─── Dataset section ───

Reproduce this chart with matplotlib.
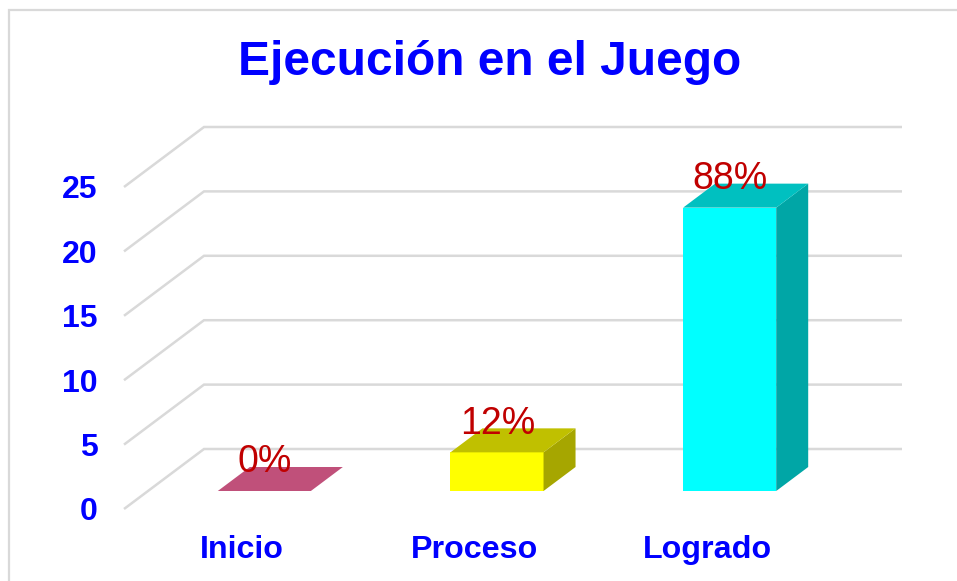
import matplotlib
matplotlib.use('Agg')
import matplotlib.pyplot as plt
from matplotlib.patches import Polygon, Rectangle

plt.rcParams['font.family'] = ['Liberation Sans', 'DejaVu Sans']

categories = ['Inicio', 'Proceso', 'Logrado']
values = [0, 3, 22]
labels = ['0%', '12%', '88%']
y_ticks = [0, 5, 10, 15, 20, 25]

front_colors = ['#C0507A', '#FFFF00', '#00FFFF']
top_colors = ['#C0507A', '#C0C000', '#00C0C0']
side_colors = ['#A04060', '#A6A600', '#00A6A6']

W, H = 957, 581
BLUE = '#0000FF'
GRID = '#D9D9D9'

# floor depth of the fake 3d box, in data units
depth_x = 80 / (698 / 3)
depth_y = 60 / (322 / 25)
bar_w = 0.4
near, far = 0.3, 0.7

fig = plt.figure(figsize=(W / 100, H / 100), dpi=100)
fig.patch.set_facecolor('white')
fig.add_artist(Rectangle((9 / W, -0.02), 1.1, 1 - 10 / H + 0.02, transform=fig.transFigure,
                         fill=False, ec=GRID, lw=1.6))

ax = fig.add_axes([124 / W, 1 - 509 / H, 698 / W, 322 / H])
ax.set_xlim(0, 3)
ax.set_ylim(0, 25)
ax.patch.set_alpha(0)
for s in ax.spines.values():
    s.set_visible(False)

for v in y_ticks:
    ax.plot([0, depth_x, 3 + depth_x], [v, v + depth_y, v + depth_y], color=GRID, lw=1.8,
            clip_on=False, zorder=1, solid_joinstyle='miter', solid_capstyle='butt')

for i, v in enumerate(values):
    x0 = i + 0.5 - bar_w / 2 + near * depth_x
    x1 = x0 + bar_w
    y0 = near * depth_y
    dx = (far - near) * depth_x
    dy = (far - near) * depth_y
    front = [(x0, y0), (x1, y0), (x1, y0 + v), (x0, y0 + v)]
    side = [(x1, y0), (x1 + dx, y0 + dy), (x1 + dx, y0 + dy + v), (x1, y0 + v)]
    top = [(x0, y0 + v), (x1, y0 + v), (x1 + dx, y0 + dy + v), (x0 + dx, y0 + dy + v)]
    if v > 0:
        ax.add_patch(Polygon(front, fc=front_colors[i], ec='none', clip_on=False, zorder=3))
        ax.add_patch(Polygon(side, fc=side_colors[i], ec='none', clip_on=False, zorder=3))
    ax.add_patch(Polygon(top, fc=top_colors[i], ec='none', clip_on=False, zorder=3))
    ax.annotate(labels[i], ((x0 + x1) / 2, y0 + v), xytext=(0.5, 13.5), textcoords='offset points',
                ha='center', va='baseline', fontsize=27, color='#C00000', zorder=4,
                annotation_clip=False)

ax.set_xticks([i + 0.506 for i in range(len(categories))])
ax.set_xticklabels(categories, fontsize=23.2, fontweight='bold', color=BLUE)
ax.set_yticks(y_ticks)
ax.set_yticklabels([str(v) for v in y_ticks], fontsize=23, fontweight='bold', color=BLUE)
ax.tick_params(axis='x', length=0, pad=19)
ax.tick_params(axis='y', length=0, pad=19)

fig.text(489.5 / W, 1 - 75 / H, 'Ejecución en el Juego', ha='center', va='baseline',
         fontsize=34.5, fontweight='bold', color=BLUE)

fig.savefig('out.png', dpi=100)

───

- _What the task asks_:
Write down every line from the opening of the listing to the line with "GRID = '#D9D9D9'", both included, and nothing else; the pictures are omitted.

- _Completed task_:
Reproduce this chart with matplotlib.
import matplotlib
matplotlib.use('Agg')
import matplotlib.pyplot as plt
from matplotlib.patches import Polygon, Rectangle

plt.rcParams['font.family'] = ['Liberation Sans', 'DejaVu Sans']

categories = ['Inicio', 'Proceso', 'Logrado']
values = [0, 3, 22]
labels = ['0%', '12%', '88%']
y_ticks = [0, 5, 10, 15, 20, 25]

front_colors = ['#C0507A', '#FFFF00', '#00FFFF']
top_colors = ['#C0507A', '#C0C000', '#00C0C0']
side_colors = ['#A04060', '#A6A600', '#00A6A6']

W, H = 957, 581
BLUE = '#0000FF'
GRID = '#D9D9D9'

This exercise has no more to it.